L’acquisition d’un trésor national
C’est dans ce cadre, qu’en 2019, le musée d’Orsay a acquis une œuvre majeure, Le Pardon d’Émile Bernard, une toile aussi connue sous le nom Les Bretonnes dans la prairie. La peinture a rejoint les collections du musée qui possède déjà 18 œuvres de cet artiste grâce à un mécénat exclusif de l’entreprise d’assurance AXA. En 2018, un appel aux dons avait été lancé par Françoise Nyssen, alors ministre de la Culture, pour un montant de quatre millions d’euros. Cette acquisition a été réalisée grâce au dispositif de mécénat réservé aux entreprises qui effectuent des versements afin d’acheter un trésor national pour le compte de l’État. Ces entreprises peuvent bénéficier d’une réduction d’impôt égale à 90 % des sommes investies conformément à l’article 238 bis-O A du CGI (CGI, art 238 bis-O A). Le dispositif a été appliqué pour la première fois, en février 2003, quand l’entreprise PGA Holding a permis l’acquisition par l’État, d’un trésor national constitué par l’ensemble de neuf grands panneaux décoratifs de Jean-Baptiste Oudry, désormais exposé au Louvre. Précisons que la disposition qui permettait à une entreprise souhaitant acquérir un trésor national et en rester propriétaire, de bénéficier d’une déduction d’impôt limitée à 40 % des dépenses engagées (CGI, art 238 bis-O AB) a été supprimée. Ce dispositif n’était pas utilisé par les entreprises. Le législateur a, dans un objectif de simplification choisi de supprimer un dispositif jugé inefficient et sous-utilisé.

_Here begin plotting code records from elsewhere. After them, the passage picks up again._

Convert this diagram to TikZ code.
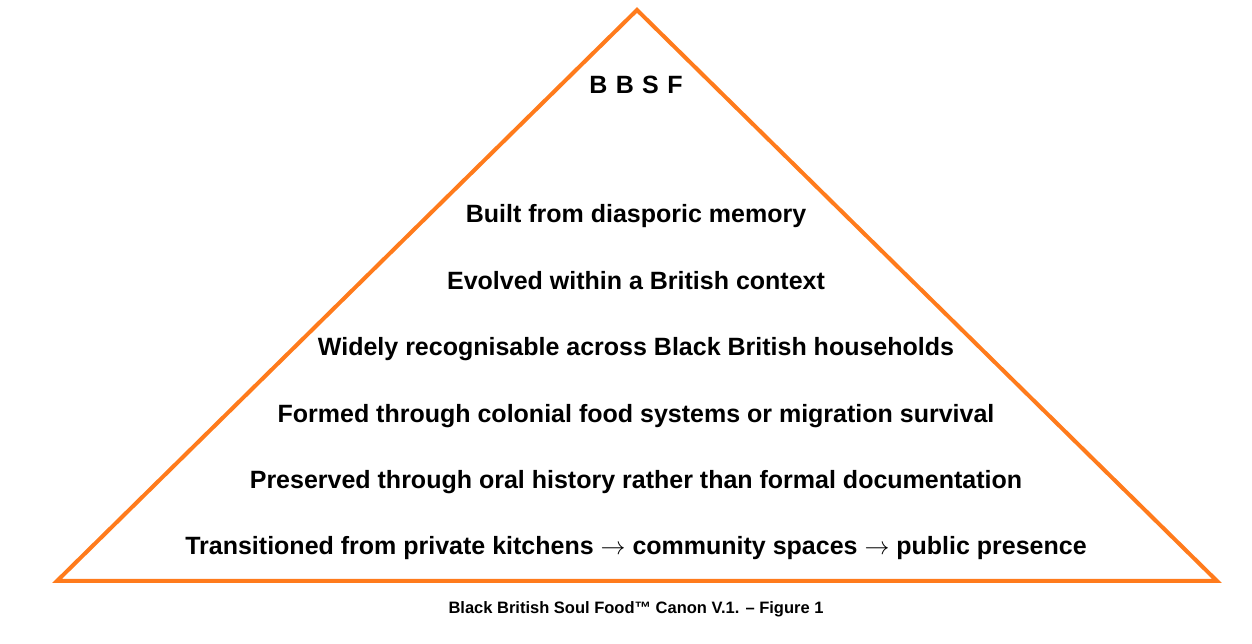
\documentclass[tikz,border=0pt]{standalone}
\usepackage{fontspec}
\setmainfont{Liberation Sans}
\usetikzlibrary{positioning}
\definecolor{bbsforange}{RGB}{255, 123, 28}

\begin{document}
\begin{tikzpicture}[x=1pt, y=1pt,
        node distance=42pt,
        edge/.style={draw=bbsforange, line width=4pt, line join=miter},
        ttl/.style={font=\fontsize{25}{30}\selectfont\bfseries},
        crit/.style={font=\fontsize{25}{30}\selectfont\bfseries, inner sep=0pt, text height=18pt, text depth=6pt},
        figcap/.style={font=\fontsize{16.5}{20}\selectfont\bfseries}
      ]
        \useasboundingbox (0,0) rectangle (1252,644);
        % Pyramide
        \coordinate (apex) at (637,634);
        \coordinate (bl) at (57,63);
        \coordinate (br) at (1217,63);
        \draw[edge] (apex) -- (br) -- (bl) -- cycle;
        \node[ttl] (bbsf) at (636,559) {B\,\,B\,\,S\,\,F};
        % Kriterien
        \node[crit] (c1) at (636,427) {Built from diasporic memory};
        \node[crit, below=of c1] (c2) {Evolved within a British context};
        \node[crit, below=of c2] (c3) {Widely recognisable across Black British households};
        \node[crit, below=of c3] (c4) {Formed through colonial food systems or migration survival};
        \node[crit, below=of c4] (c5) {Preserved through oral history rather than formal documentation};
        \node[crit, below=of c5] (c6) {Transitioned from private kitchens $\rightarrow$ community spaces $\rightarrow$ public presence};
        \node[figcap] (caption) at (636,35) {Black British Soul Food™ Canon V.1. – Figure 1};
      \end{tikzpicture}
\end{document}
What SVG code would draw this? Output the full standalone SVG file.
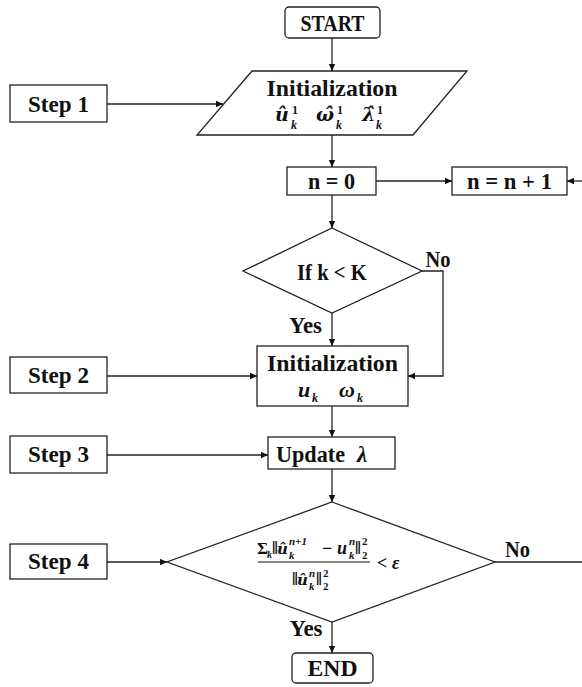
<svg xmlns="http://www.w3.org/2000/svg" width="582" height="687" viewBox="0 0 582 687">
<style>
.box{fill:#fff;stroke:#222;stroke-width:1.3}
.t{font-family:"Liberation Serif",serif;font-weight:bold;font-size:24px;fill:#111;text-anchor:middle}
.m{font-family:"Liberation Serif",serif;font-weight:bold;font-style:italic;fill:#111}
.h{font-family:"DejaVu Serif",serif;font-weight:bold;font-style:italic;fill:#111}
.r{font-family:"Liberation Serif",serif;font-weight:bold;fill:#111}
.c{fill:none;stroke:#222;stroke-width:1.3}
</style>
<defs>
<marker id="ah" markerWidth="8" markerHeight="8" refX="7" refY="4" orient="auto" markerUnits="userSpaceOnUse">
<path d="M0,0.8 L7,4 L0,7.2 Z" fill="#111"/>
</marker>
</defs>

<g id="connectors">
<line class="c" x1="332" y1="38" x2="332" y2="71" marker-end="url(#ah)"/>
<line class="c" x1="107" y1="104" x2="223" y2="104" marker-end="url(#ah)"/>
<line class="c" x1="332" y1="135" x2="332" y2="167" marker-end="url(#ah)"/>
<line class="c" x1="376" y1="181" x2="452" y2="181" marker-end="url(#ah)"/>
<line class="c" x1="582" y1="181" x2="567" y2="181" marker-end="url(#ah)"/>
<line class="c" x1="332" y1="195" x2="332" y2="228" marker-end="url(#ah)"/>
<line class="c" x1="332" y1="313" x2="332" y2="346" marker-end="url(#ah)"/>
<polyline class="c" points="422,271 443,271 443,376 408,376" marker-end="url(#ah)"/>
<line class="c" x1="107" y1="376" x2="257" y2="376" marker-end="url(#ah)"/>
<line class="c" x1="107" y1="455" x2="268" y2="455" marker-end="url(#ah)"/>
<line class="c" x1="332" y1="406" x2="332" y2="437" marker-end="url(#ah)"/>
<line class="c" x1="332" y1="469" x2="332" y2="502" marker-end="url(#ah)"/>
<line class="c" x1="107" y1="562" x2="167" y2="562" marker-end="url(#ah)"/>
<line class="c" x1="495" y1="562" x2="582" y2="562"/>
<line class="c" x1="332" y1="622" x2="332" y2="653" marker-end="url(#ah)"/>
<text class="t" x="438" y="267" textLength="25" lengthAdjust="spacingAndGlyphs">No</text>
<text class="t" x="305.5" y="333" textLength="33" lengthAdjust="spacingAndGlyphs">Yes</text>
<text class="t" x="517.5" y="557" textLength="25" lengthAdjust="spacingAndGlyphs">No</text>
<text class="t" x="306" y="636" textLength="33" lengthAdjust="spacingAndGlyphs">Yes</text>
</g>

<g id="start">
<rect class="box" x="285" y="7" width="95" height="31" rx="4"/>
<text class="t" x="332.5" y="31" textLength="64" lengthAdjust="spacingAndGlyphs">START</text>
</g>

<g id="init1">
<polygon class="box" points="252,71 467,71 413,135 197,135"/>
<text class="t" x="332" y="96" textLength="131" lengthAdjust="spacingAndGlyphs">Initialization</text>
<text class="h" x="275" y="121" font-size="19">û</text>
<text class="r" x="292" y="114" font-size="12">1</text>
<text class="m" x="291" y="129" font-size="12">k</text>
<text class="h" x="316" y="121" font-size="19">ω̂</text>
<text class="r" x="337" y="114" font-size="12">1</text>
<text class="m" x="336" y="129" font-size="12">k</text>
<text class="h" x="362" y="121" font-size="19">λ̂</text>
<text class="r" x="377" y="114" font-size="12">1</text>
<text class="m" x="376" y="129" font-size="12">k</text>
</g>

<g id="step1">
<rect class="box" x="10" y="85" width="97" height="37"/>
<text class="t" x="58.5" y="112" textLength="61" lengthAdjust="spacingAndGlyphs">Step 1</text>
</g>

<g id="n0">
<rect class="box" x="287" y="167" width="89" height="28"/>
<text class="t" x="331.5" y="189" textLength="47" lengthAdjust="spacingAndGlyphs">n = 0</text>
</g>

<g id="ninc">
<rect class="box" x="452" y="167" width="115" height="28"/>
<text class="t" x="509.5" y="189" textLength="85" lengthAdjust="spacingAndGlyphs">n = n + 1</text>
</g>

<g id="cond1">
<polygon class="box" points="332,228 422,271 332,313 243,271"/>
<text class="t" x="332" y="280" textLength="70" lengthAdjust="spacingAndGlyphs">If k &lt; K</text>
</g>

<g id="init2">
<rect class="box" x="257" y="346" width="151" height="60"/>
<text class="t" x="332.5" y="371" textLength="131" lengthAdjust="spacingAndGlyphs">Initialization</text>
<text class="m" x="298" y="397" font-size="22">u</text>
<text class="m" x="312" y="402" font-size="12">k</text>
<text class="m" x="339" y="397" font-size="22">ω</text>
<text class="m" x="357" y="402" font-size="12">k</text>
</g>

<g id="step2">
<rect class="box" x="10" y="357" width="97" height="36"/>
<text class="t" x="58.5" y="383" textLength="61" lengthAdjust="spacingAndGlyphs">Step 2</text>
</g>

<g id="step3">
<rect class="box" x="10" y="436" width="97" height="37"/>
<text class="t" x="58.5" y="462" textLength="61" lengthAdjust="spacingAndGlyphs">Step 3</text>
</g>

<g id="update">
<rect class="box" x="268" y="437" width="127" height="32"/>
<text class="r" x="276" y="462" font-size="24" textLength="69" lengthAdjust="spacingAndGlyphs">Update</text>
<text class="m" x="357" y="462" font-size="23">λ</text>
</g>

<g id="cond2">
<polygon class="box" points="332,502 495,562 332,622 167,562"/>
<text class="r" x="257" y="554" font-size="17">Σ</text>
<text class="m" x="267" y="558" font-size="10">k</text>
<text class="r" x="272" y="554" font-size="18">‖</text>
<text class="h" x="277" y="554" font-size="15">û</text>
<text class="m" x="289" y="545" font-size="11">n+1</text>
<text class="m" x="289" y="559" font-size="11">k</text>
<text class="r" x="322" y="554" font-size="18">−</text>
<text class="m" x="337" y="554" font-size="18">u</text>
<text class="m" x="349" y="545" font-size="11">n</text>
<text class="m" x="349" y="559" font-size="11">k</text>
<text class="r" x="355" y="554" font-size="18">‖</text>
<text class="r" x="362" y="545" font-size="11">2</text>
<text class="r" x="362" y="559" font-size="11">2</text>
<line x1="258" y1="562" x2="370" y2="562" stroke="#111" stroke-width="1.2"/>
<text class="r" x="292" y="585" font-size="18">‖</text>
<text class="h" x="297" y="585" font-size="15">û</text>
<text class="m" x="309" y="577" font-size="11">n</text>
<text class="m" x="309" y="590" font-size="11">k</text>
<text class="r" x="316" y="585" font-size="18">‖</text>
<text class="r" x="323" y="577" font-size="11">2</text>
<text class="r" x="323" y="590" font-size="11">2</text>
<text class="r" x="377" y="569" font-size="18">&lt;</text>
<text class="m" x="392" y="569" font-size="18">ε</text>
</g>

<g id="step4">
<rect class="box" x="10" y="544" width="97" height="35"/>
<text class="t" x="58.5" y="569" textLength="61" lengthAdjust="spacingAndGlyphs">Step 4</text>
</g>

<g id="end">
<rect class="box" x="292" y="653" width="81" height="30" rx="4"/>
<text class="t" x="332.5" y="676" textLength="50" lengthAdjust="spacingAndGlyphs">END</text>
</g>
</svg>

Les succès de la dation en paiement
En 2019, grâce au dispositif de la dation en paiement, le musée d’Orsay a fait l’acquisition dans ce cadre d’une toile de Gustave Caillebotte intitulée : Paysage à Argenteuil (1889). C’est un mécanisme fiscal original imaginé par André Malraux en 1968 qui a permis à des œuvres majeures d’intégrer les collections des musée parisiens : la dation en paiement. Le portrait de Diderot par Fragonard présenté au Louvre, Le déjeuner sur l’herbe de Manet au Musée d’Orsay, le Nu jaune de Bonnard au Musée d’art moderne de la Ville de Paris, autant d’œuvres majeures qui ont bénéficié de ce dispositif qui permet aux particuliers de donner des œuvres d’art, livres, objets de collection, documents de haute valeur artistique ou historique afin de payer des droits de succession, des droits portants sur un legs, une donation, un droit de partage ou pour payer l’IFI. Cette procédure soumise à agrément est engagée par le contribuable, qui dépose à la recette des impôts compétente une demande indiquant la nature et la valeur de chacun des biens qu’il propose en paiement à l’État. Cette offre de dation est instruite par la Direction générale des finances publiques (DGFiP) et transmise pour avis à la Commission interministérielle d’agrément pour la conservation du patrimoine artistique national, qui émet un avis sur l’intérêt artistique et historique du bien offert et sur sa valeur, après avoir entendu les conservateurs et experts compétents. La valeur du bien correspond à sa valeur de marché mais également à l’intérêt qu’il présente pour les collections nationales (rareté, intérêt historique, etc.). La décision d’agrément prise par le ministre fixe la valeur libératoire des biens offerts en paiement des droits de mutation. L’acceptation du contribuable clôt la procédure et le bien devient propriété de l’État. À défaut d’acceptation dans le délai prévu par la décision d’agrément, celle-ci est considérée comme caduque.